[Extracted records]
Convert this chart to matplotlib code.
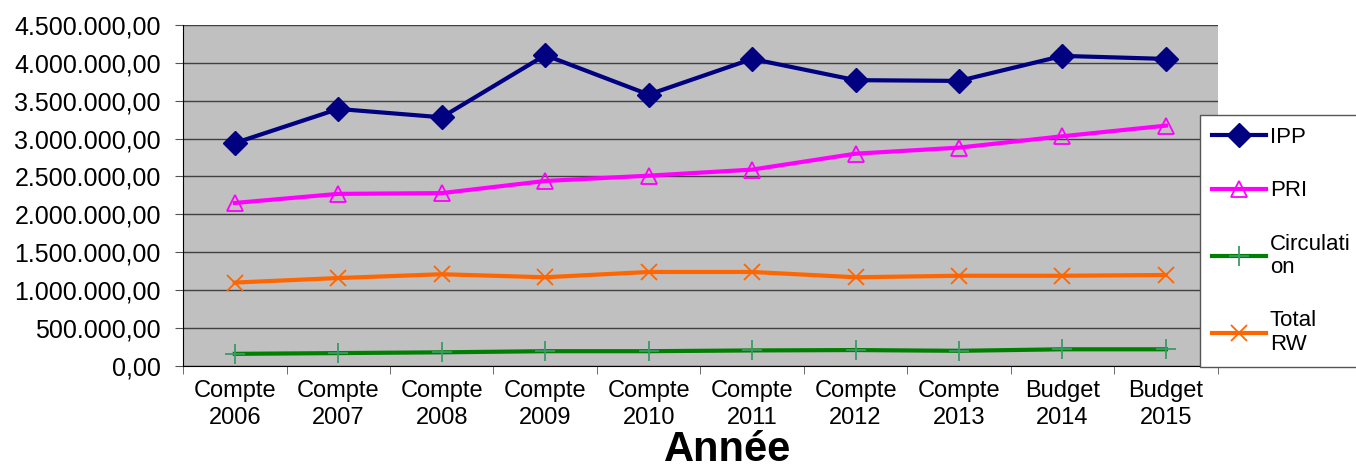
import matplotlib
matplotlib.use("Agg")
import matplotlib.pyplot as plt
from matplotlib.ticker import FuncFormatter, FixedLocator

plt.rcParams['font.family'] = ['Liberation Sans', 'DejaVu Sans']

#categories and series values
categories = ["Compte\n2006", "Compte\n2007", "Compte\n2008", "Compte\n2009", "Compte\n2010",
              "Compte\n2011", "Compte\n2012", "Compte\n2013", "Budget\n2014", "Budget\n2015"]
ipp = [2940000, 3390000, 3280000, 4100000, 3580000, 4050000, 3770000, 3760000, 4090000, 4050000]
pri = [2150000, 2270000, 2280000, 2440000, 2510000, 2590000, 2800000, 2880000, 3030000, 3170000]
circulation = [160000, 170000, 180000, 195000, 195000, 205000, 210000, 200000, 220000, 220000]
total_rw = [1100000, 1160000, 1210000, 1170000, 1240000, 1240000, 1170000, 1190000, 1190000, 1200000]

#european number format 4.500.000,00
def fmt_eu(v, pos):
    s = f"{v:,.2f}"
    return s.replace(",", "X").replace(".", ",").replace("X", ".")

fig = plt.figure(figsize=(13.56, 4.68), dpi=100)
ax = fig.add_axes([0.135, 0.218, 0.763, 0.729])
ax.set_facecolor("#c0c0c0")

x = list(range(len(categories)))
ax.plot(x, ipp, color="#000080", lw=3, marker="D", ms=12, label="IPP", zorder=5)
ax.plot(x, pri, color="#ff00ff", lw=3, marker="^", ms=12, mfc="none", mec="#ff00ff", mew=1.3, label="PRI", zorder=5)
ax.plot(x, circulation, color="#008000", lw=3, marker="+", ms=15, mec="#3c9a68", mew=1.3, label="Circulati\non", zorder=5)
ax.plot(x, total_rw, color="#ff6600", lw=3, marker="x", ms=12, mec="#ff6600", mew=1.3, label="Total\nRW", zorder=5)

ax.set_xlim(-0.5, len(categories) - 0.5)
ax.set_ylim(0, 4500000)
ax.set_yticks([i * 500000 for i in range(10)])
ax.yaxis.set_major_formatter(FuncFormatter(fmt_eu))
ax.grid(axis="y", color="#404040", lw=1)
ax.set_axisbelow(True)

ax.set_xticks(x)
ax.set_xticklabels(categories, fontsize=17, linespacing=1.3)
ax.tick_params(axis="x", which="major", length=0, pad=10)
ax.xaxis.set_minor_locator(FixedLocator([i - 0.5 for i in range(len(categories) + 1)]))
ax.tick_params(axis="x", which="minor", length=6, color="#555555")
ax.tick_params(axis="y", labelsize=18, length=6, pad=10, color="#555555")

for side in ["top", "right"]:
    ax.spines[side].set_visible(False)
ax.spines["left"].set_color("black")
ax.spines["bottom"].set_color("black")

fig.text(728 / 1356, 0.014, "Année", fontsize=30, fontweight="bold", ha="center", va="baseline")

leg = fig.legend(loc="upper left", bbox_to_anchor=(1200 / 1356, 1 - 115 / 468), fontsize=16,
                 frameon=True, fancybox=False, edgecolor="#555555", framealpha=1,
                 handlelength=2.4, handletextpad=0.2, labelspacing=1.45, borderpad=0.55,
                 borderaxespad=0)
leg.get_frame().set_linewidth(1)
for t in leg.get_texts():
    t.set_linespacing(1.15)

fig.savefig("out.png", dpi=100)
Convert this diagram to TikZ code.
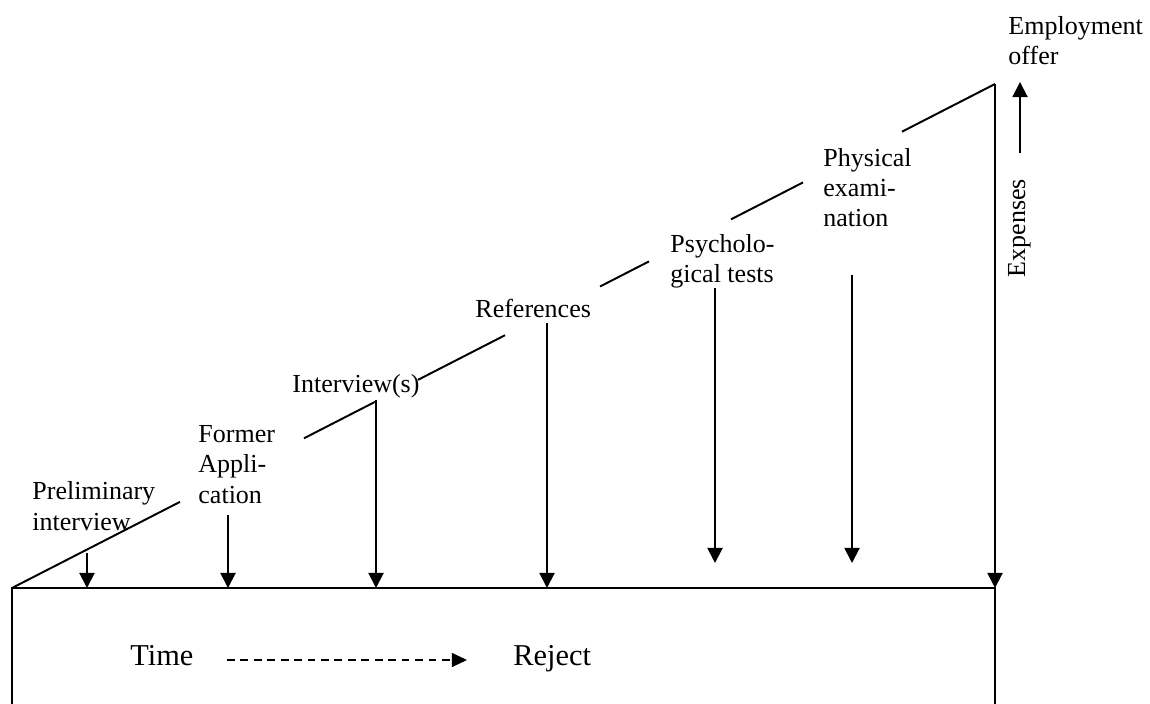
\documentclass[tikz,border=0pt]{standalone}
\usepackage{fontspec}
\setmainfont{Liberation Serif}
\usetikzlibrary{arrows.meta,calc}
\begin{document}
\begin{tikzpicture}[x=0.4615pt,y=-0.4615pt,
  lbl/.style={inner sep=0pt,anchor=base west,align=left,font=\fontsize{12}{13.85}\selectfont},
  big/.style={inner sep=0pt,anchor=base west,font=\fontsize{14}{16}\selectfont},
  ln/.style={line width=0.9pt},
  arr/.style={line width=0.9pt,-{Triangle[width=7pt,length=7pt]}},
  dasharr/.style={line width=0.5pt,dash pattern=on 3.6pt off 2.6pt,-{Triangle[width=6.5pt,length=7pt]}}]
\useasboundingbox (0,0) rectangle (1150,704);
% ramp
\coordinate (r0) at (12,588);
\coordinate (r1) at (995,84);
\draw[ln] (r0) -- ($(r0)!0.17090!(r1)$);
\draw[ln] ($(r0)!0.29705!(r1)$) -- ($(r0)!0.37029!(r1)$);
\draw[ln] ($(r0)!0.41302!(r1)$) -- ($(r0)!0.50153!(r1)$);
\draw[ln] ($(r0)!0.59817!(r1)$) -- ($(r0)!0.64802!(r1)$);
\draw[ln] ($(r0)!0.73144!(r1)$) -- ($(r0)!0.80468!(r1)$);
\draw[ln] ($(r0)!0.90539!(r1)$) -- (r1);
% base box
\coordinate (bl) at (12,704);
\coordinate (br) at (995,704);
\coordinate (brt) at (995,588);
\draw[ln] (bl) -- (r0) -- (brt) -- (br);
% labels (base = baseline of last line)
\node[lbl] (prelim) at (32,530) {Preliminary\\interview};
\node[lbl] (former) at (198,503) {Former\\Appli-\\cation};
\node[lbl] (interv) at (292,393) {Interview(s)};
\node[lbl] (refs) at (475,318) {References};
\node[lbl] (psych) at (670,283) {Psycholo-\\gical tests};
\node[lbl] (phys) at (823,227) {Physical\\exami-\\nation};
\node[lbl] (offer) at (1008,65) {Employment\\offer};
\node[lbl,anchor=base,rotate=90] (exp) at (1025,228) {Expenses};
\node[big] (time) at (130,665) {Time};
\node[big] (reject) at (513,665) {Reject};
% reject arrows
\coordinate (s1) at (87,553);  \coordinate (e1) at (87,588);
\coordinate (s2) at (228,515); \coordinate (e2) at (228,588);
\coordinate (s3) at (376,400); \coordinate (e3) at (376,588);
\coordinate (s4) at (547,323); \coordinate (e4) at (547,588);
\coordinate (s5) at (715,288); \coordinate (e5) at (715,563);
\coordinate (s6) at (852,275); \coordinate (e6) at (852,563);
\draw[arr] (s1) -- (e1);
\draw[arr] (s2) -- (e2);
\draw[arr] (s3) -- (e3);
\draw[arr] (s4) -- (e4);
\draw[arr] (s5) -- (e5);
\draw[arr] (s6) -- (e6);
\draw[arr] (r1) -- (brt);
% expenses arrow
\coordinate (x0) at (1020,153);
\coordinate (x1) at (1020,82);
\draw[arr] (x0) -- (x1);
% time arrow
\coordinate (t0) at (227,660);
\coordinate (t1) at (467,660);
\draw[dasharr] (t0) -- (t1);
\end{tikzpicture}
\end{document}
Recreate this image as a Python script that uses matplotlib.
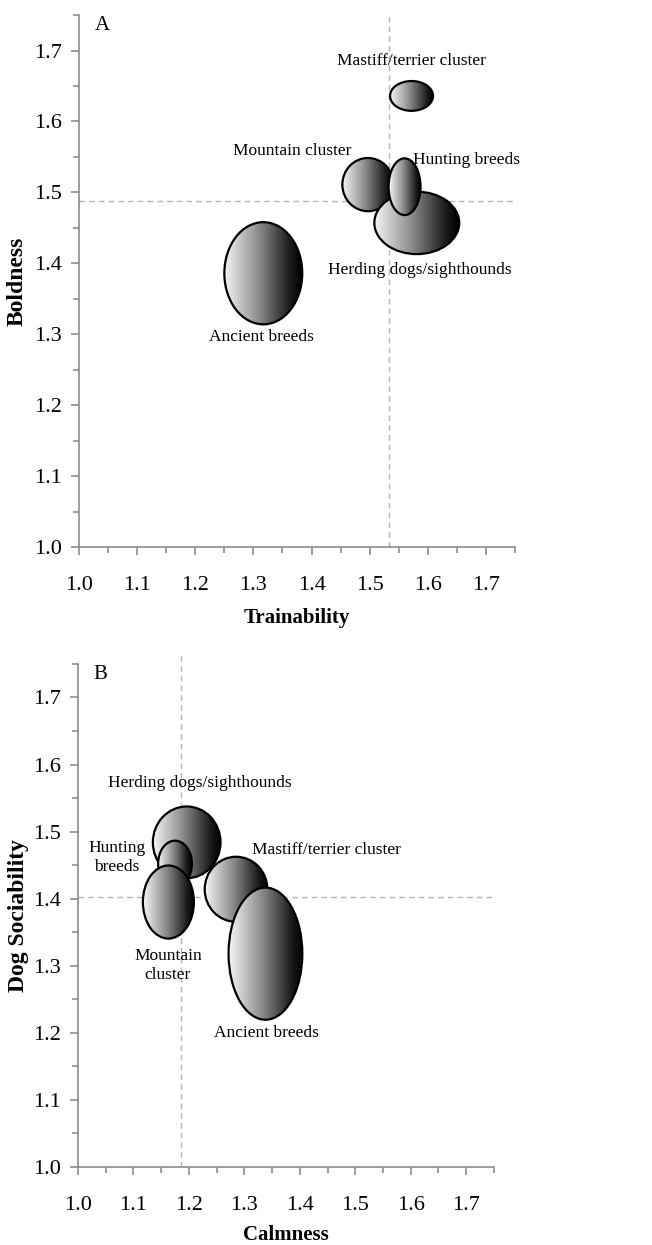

WHAT THE EXERCISE ASKS: Leave the pictures out and reproduce exactly the lines from the top of the listing above through the line with "plt.rcParams['font.family'] = ['Liberation".

PROBLEM SOLUTION:
Convert this chart to matplotlib code.
import matplotlib
matplotlib.use("Agg")
import matplotlib.pyplot as plt
from matplotlib.ticker import FuncFormatter, FixedLocator

plt.rcParams['font.family'] = ['Liberation Sans', 'DejaVu Sans']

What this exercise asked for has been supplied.